Generic two-phase coexistence in nonequilibrium systems

TL;DR

This paper discusses the phenomenon of generic two-phase coexistence in nonequilibrium systems, which can occur over finite regions of parameter space, challenging traditional phase rules and with implications in physics, biology, and computer science.

Contribution

It introduces the concept of generic multistability in nonequilibrium systems, exemplified by Toom's model, and explores its significance across various scientific fields.

Findings

Two-phase coexistence can occur over finite parameter regions in nonequilibrium systems.

Generic multistability has practical applications in biology and computer science.

The behavior challenges classical phase rules like Gibbs' phase rule.

Abstract

Gibbs' phase rule states that two-phase coexistence of a single-component system, characterized by an n-dimensional parameter-space, may occur in an n-1-dimensional region. For example, the two equilibrium phases of the Ising model coexist on a line in the temperature-magnetic-field phase diagram. Nonequilibrium systems may violate this rule and several models, where phase coexistence occurs over a finite (n-dimensional) region of the parameter space, have been reported. The first example of this behaviour was found in Toom's model [Toom,Geoff,GG], that exhibits generic bistability, i.e. two-phase coexistence over a finite region of its two-dimensional parameter space (see Section 1).
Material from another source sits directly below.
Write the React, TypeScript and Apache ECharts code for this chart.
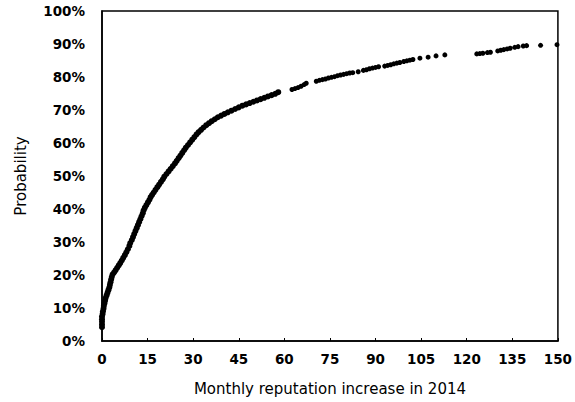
import React, { useEffect, useRef } from "react";
import * as echarts from "echarts";

const xTicks = { min: 0, max: 150, interval: 15 };
const yTicks = { min: 0, max: 100, interval: 10 };

const xTitle = "Monthly reputation increase in 2014";
const yTitle = "Probability";

const lowPoints: number[][] = [
  [0, 4.2], [0, 5], [0, 5.8], [0, 6.6], [0, 7.4], [0.2, 8.2], [0.3, 9], [0.5, 9.8],
  [0.6, 10.6], [0.8, 11.4], [1, 12.2], [1.2, 13], [1.5, 13.8], [1.8, 14.6], [2.1, 15.4],
  [2.4, 16.2], [2.6, 17], [2.8, 17.8], [3, 18.6], [3.2, 19.4], [3.5, 20.2], [4, 20.8],
  [4.5, 21.5], [5, 22.2], [5.5, 22.9], [6, 23.6], [6.5, 24.4], [7, 25.2], [7.5, 26],
  [8, 26.9], [8.5, 27.8], [9, 28.8], [9.3, 29.7], [9.8, 30.6], [10.2, 31.5], [10.6, 32.4],
  [11, 33.3], [11.4, 34.2], [11.8, 35.1], [12.2, 36], [12.6, 36.9], [13, 37.8], [13.4, 38.7],
  [13.7, 39.6], [14.1, 40.4], [14.6, 41.2], [15.1, 42], [15.6, 42.8], [16, 43.6], [16.5, 44.3],
  [17, 45], [17.6, 45.8], [18.2, 46.6], [18.8, 47.4], [19.4, 48.2], [20, 49], [20.5, 49.8],
  [21.2, 50.6], [21.9, 51.4], [22.6, 52.2], [23.3, 53], [24, 53.8], [24.6, 54.6], [25.2, 55.4],
  [25.8, 56.2], [26.4, 57], [27, 57.8], [27.6, 58.6], [28.3, 59.4], [29, 60.2], [29.7, 61],
  [30.4, 61.8], [31.1, 62.6], [31.8, 63.3], [32.6, 64], [33.4, 64.7], [34.3, 65.4], [35.2, 66],
  [36.1, 66.6], [37.1, 67.2], [38.1, 67.8], [39.2, 68.3], [40.3, 68.8], [41.4, 69.3],
  [42.6, 69.8], [43.8, 70.3], [45, 70.8], [46.2, 71.3], [47.4, 71.7], [48.6, 72.1],
  [49.8, 72.5], [51, 72.9], [52.2, 73.3], [53.4, 73.7], [54.6, 74.1], [55.8, 74.5],
  [57, 74.9], [58, 75.4],
];

const highPoints: number[][] = [
  [62.5, 76.2], [63.5, 76.5], [64.5, 76.8], [65.5, 77.2], [66.5, 77.7], [67.2, 78.1],
  [70.5, 78.7], [71.5, 79], [72.5, 79.2], [73.5, 79.4], [74.5, 79.7], [75.5, 79.9],
  [76.5, 80.1], [77.5, 80.4], [78.5, 80.6], [79.5, 80.8], [80.5, 81], [81.5, 81.2],
  [82.5, 81.3], [84.3, 81.6], [86, 82], [87, 82.2], [88, 82.5], [89, 82.7], [90, 82.9],
  [91, 83.1], [93, 83.3], [94, 83.5], [95, 83.7], [96, 84], [97, 84.2], [98, 84.4],
  [99.3, 84.7], [100.3, 84.9], [101.3, 85.1], [102.3, 85.3], [104.6, 85.7], [107.3, 86],
  [109.9, 86.4], [112.8, 86.7], [123.3, 87], [124.3, 87.1], [125.3, 87.2], [126.8, 87.4],
  [127.8, 87.5], [130.2, 87.9], [131.2, 88.1], [132.2, 88.3], [133.3, 88.5], [134.3, 88.7],
  [135.8, 89], [136.9, 89.2], [138.6, 89.4], [139.7, 89.5], [144.3, 89.6], [149.7, 89.8],
];

const tickFont = {
  fontFamily: "DejaVu Sans",
  fontWeight: "bold" as const,
  fontSize: 13.5,
  color: "#000",
};

export default function App() {
  const ref = useRef<HTMLDivElement>(null);
  useEffect(() => {
    if (!ref.current) return;
    const chart = echarts.init(ref.current, undefined, { renderer: "svg" });
    chart.setOption({
      animation: false,
      backgroundColor: "#fff",
      grid: {
        left: 102,
        right: 17,
        top: 11,
        bottom: 61,
        show: true,
        borderColor: "#000",
        borderWidth: 1.5,
        backgroundColor: "transparent",
      },
      xAxis: {
        type: "value",
        min: xTicks.min,
        max: xTicks.max,
        interval: xTicks.interval,
        name: xTitle,
        nameLocation: "middle",
        nameGap: 40,
        nameTextStyle: { fontFamily: "DejaVu Sans", fontSize: 15, color: "#000" },
        axisLine: { show: true, lineStyle: { color: "#000", width: 1.5 } },
        axisTick: { show: true, inside: true, length: 3, lineStyle: { color: "#000" } },
        axisLabel: { ...tickFont, margin: 11 },
        splitLine: { show: false },
      },
      yAxis: {
        type: "value",
        min: yTicks.min,
        max: yTicks.max,
        interval: yTicks.interval,
        name: yTitle,
        nameLocation: "middle",
        nameGap: 74,
        nameRotate: 90,
        nameTextStyle: { fontFamily: "DejaVu Sans", fontSize: 15, color: "#000" },
        axisLine: { show: true, lineStyle: { color: "#000", width: 1.5 } },
        axisTick: { show: false },
        axisLabel: { ...tickFont, margin: 17, formatter: "{value}%" },
        splitLine: { show: false },
      },
      series: [
        {
          type: "scatter",
          data: lowPoints,
          symbol: "circle",
          symbolSize: 6,
          itemStyle: { color: "#000", opacity: 1 },
        },
        {
          type: "scatter",
          data: highPoints,
          symbol: "circle",
          symbolSize: 5,
          itemStyle: { color: "#000", opacity: 1 },
        },
      ],
    });
    return () => chart.dispose();
  }, []);
  return (
    <div
      ref={ref}
      style={{ position: "fixed", left: 0, top: 0, width: 575, height: 402, background: "#fff" }}
    />
  );
}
In addition to its interest as a genuine nonequilibrium property, generic multistability, defined as a generalization of bistability, is both of practical and theoretical relevance. In particular, it has been used recently to argue that some complex structures appearing in nature could be truly stable rather than metastable (with important applications in theoretical biology), and as the theoretical basis for an error-correction method in computer science (see [GG,Gacs] for an illuminating and pedagogical discussion of these ideas).